AFRICA in breadth is about 4150, in length about 4200 miles.

In Africa the first Kingdom on the Western side, immediately below the Straights of Gibraltar, is Fez, and South of it Morocco; these are united into one Kingdom under the Emperor of Morocco. Next to Fez, proceeding eastward, is Algiers, and east of it Tunis; then Tripoli, where the shore has taken a Southward direction, and Barca, and still Eastward is Egypt. The whole coast from Fez to Tripoli inclusive is called the Barbary Coast; and the Governments are of a military nature, under a Governor called a Dey, or Bey, who is nominally subject to the Grand Signior, but really independent, except on his own soldiers, who, with a licentiousness resembling that of the antient prætorian guards, frequently depose and murder their Governors. Below the whole Barbary coast is the Sahara, a great desert of immense and unexplored extent, and below it, reaching from a little above Cape Verd to the coast of Guinea, is the coast of Senegambia, so called from the rivers Senegal and Gambia, and in the interior various uncivilized Kingdoms of Negro Chiefs, the principal of which are the Foulahs and Jaloffs. Towards the Southern extremity of the coast of Senegambia is the settlement of Sierra Leone, below which is the coast of Guinea, divided into the Grain coast, Ivory coast, Gold coast, and formerly the Slave coast, till the traffic for slaves was abolished by act of parliament, A. D. 1806. Below Guinea are the Portuguese settlements of Loango, Congo, and Angola. The Southern point of Africa' is called the Cape of Good Hope *, long possessed by the Dutch, but at present by the English.
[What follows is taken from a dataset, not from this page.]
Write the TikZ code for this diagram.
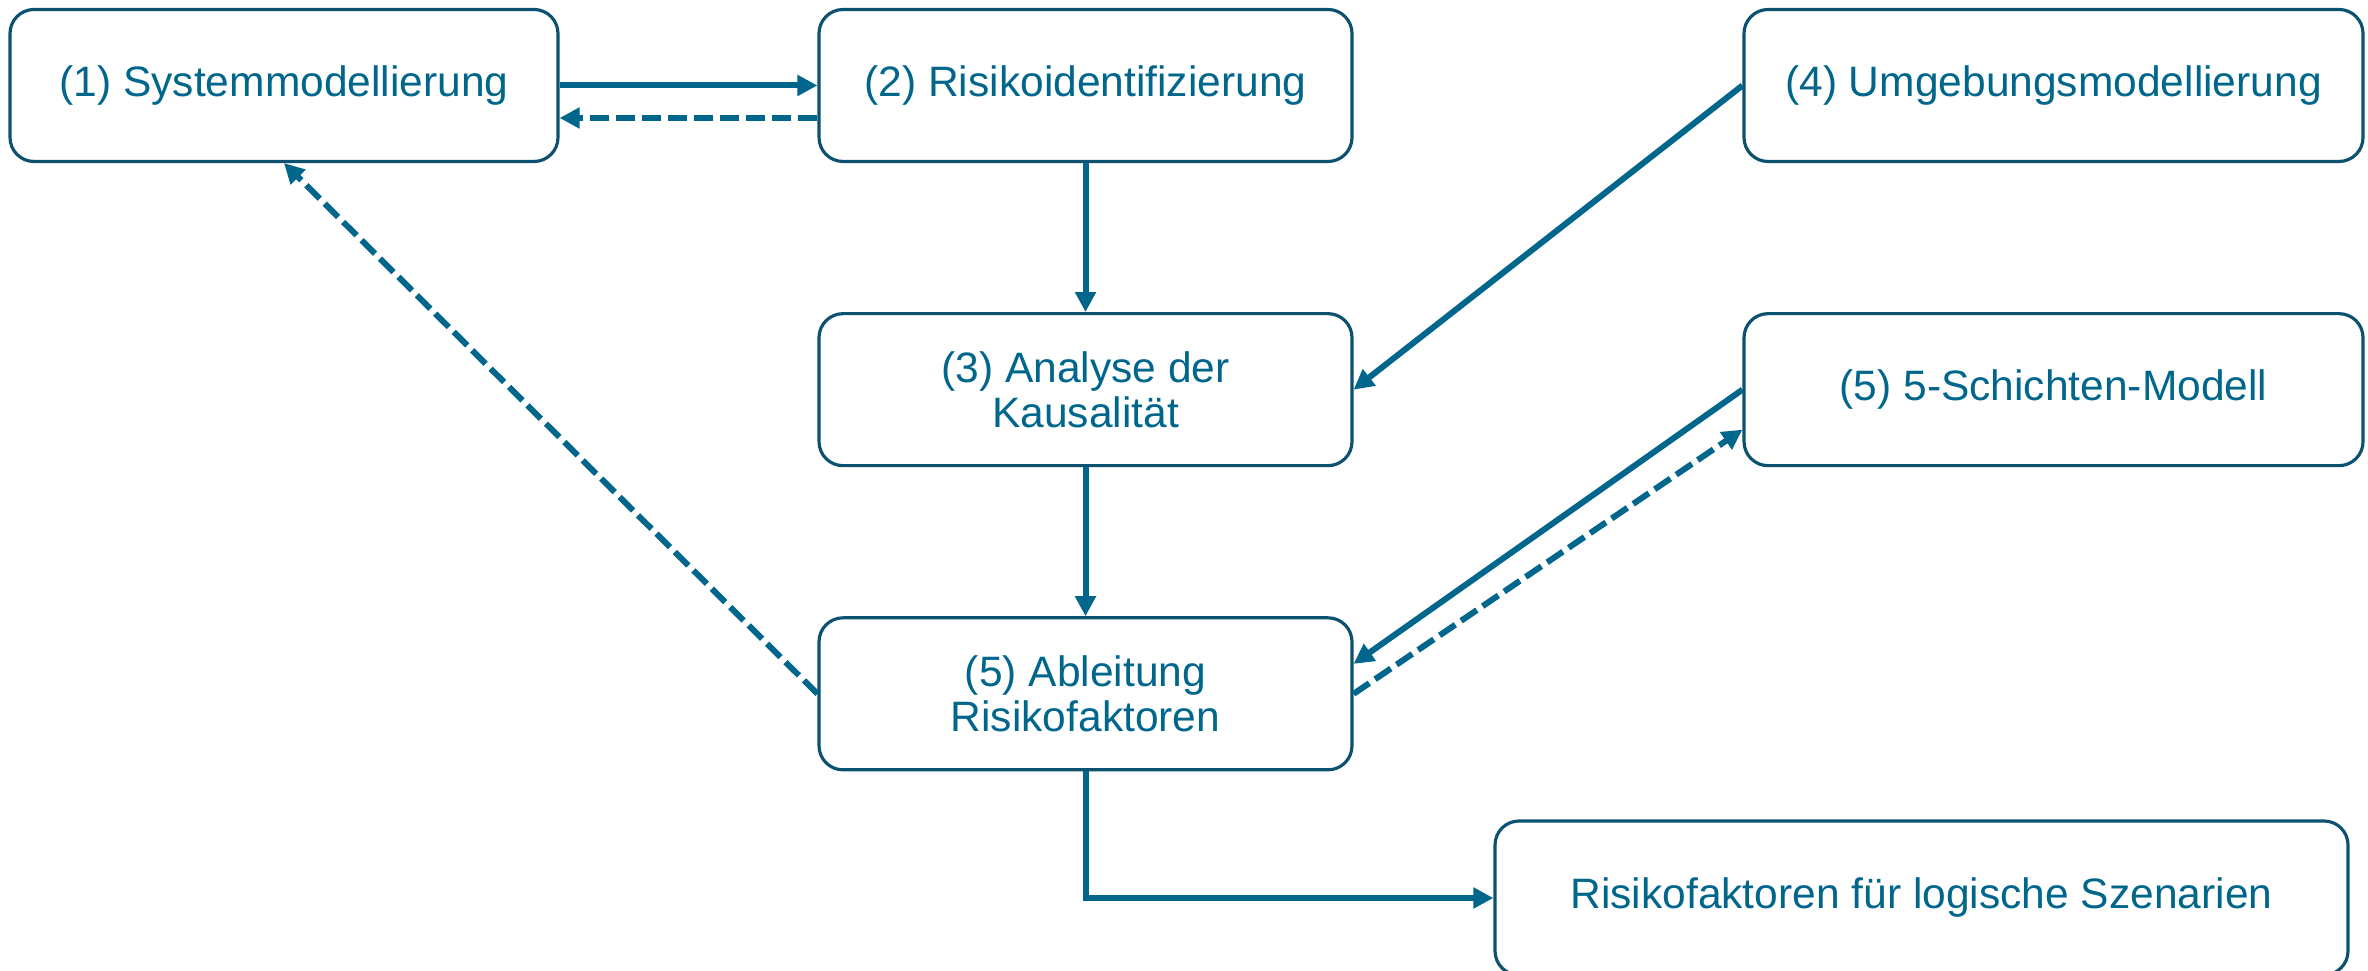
\documentclass[tikz,border=0pt]{standalone}
\usepackage{fontspec}
\setmainfont{Liberation Sans}
\usepackage{xcolor}
\usetikzlibrary{arrows.meta,positioning}

\definecolor{flowblue}{RGB}{0,102,140}
\definecolor{frameblue}{RGB}{12,82,112}

\begin{document}
\begin{tikzpicture}[
  box/.style={draw=frameblue,line width=0.9pt,rounded corners=0.24cm,fill=white,
    text=flowblue,align=center,inner sep=0pt,minimum height=1.52cm,
    font=\fontsize{12.1}{12.8}\selectfont},
  arr/.style={-{Triangle[length=0.2cm,width=0.2cm]},line width=0.06cm,color=flowblue},
  back/.style={arr,dash pattern=on 0.19cm off 0.07cm}
]
\useasboundingbox (0,0) rectangle (23.68,-9.71);
\node[box,minimum width=5.48cm] (sys) at (2.84,-0.855) {(1) Systemmodellierung};
\node[box,minimum width=5.33cm] (risk) at (10.855,-0.855) {(2) Risikoidentifizierung};
\node[box,minimum width=5.33cm,below=1.49cm of risk] (kaus) {(3) Analyse der\\Kausalität};
\node[box,minimum width=5.33cm,below=1.49cm of kaus] (ableit) {(5) Ableitung\\Risikofaktoren};
\node[box,minimum width=6.19cm] (umg) at (20.535,-0.855) {(4) Umgebungsmodellierung};
\node[box,minimum width=6.19cm,below=1.49cm of umg] (schicht) {(5) 5-Schichten-Modell};
\node[box,minimum width=8.53cm,minimum height=1.54cm] (ergeb) at (19.215,-8.98) {Risikofaktoren für logische Szenarien};

\draw[arr] (sys.east) -- (risk.west);
\draw[back] ([yshift=-0.325cm]risk.west) -- ([yshift=-0.325cm]sys.east);
\draw[arr] (risk) -- (kaus);
\draw[arr] (kaus) -- (ableit);
\draw[arr] (umg.west) -- (kaus.east);
\draw[arr] (schicht.west) -- ([yshift=0.3cm]ableit.east);
\draw[back] (ableit.east) -- ([yshift=-0.4cm]schicht.west);
\draw[back] (ableit.west) -- (sys.south);
\draw[arr] (ableit.south) |- (ergeb.west);
\end{tikzpicture}
\end{document}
Here is the country of the Hottentots, who proverbially hold the lowest rank in the scale of human intellect and civilization, though, according to the accounts of the most recent and intelligent travellers, they must either have been formerly misrepresented, or have made considerable improvements within the last 20 years.

** The Cape of Good Hope was first sailed round in modern times by Vasquez de Gama, a Portuguese, A. D. 1497, who thereby discovered a passage to the East Indies. It appears, however, probable, that the Phænicians had doubled it about B. C. 607.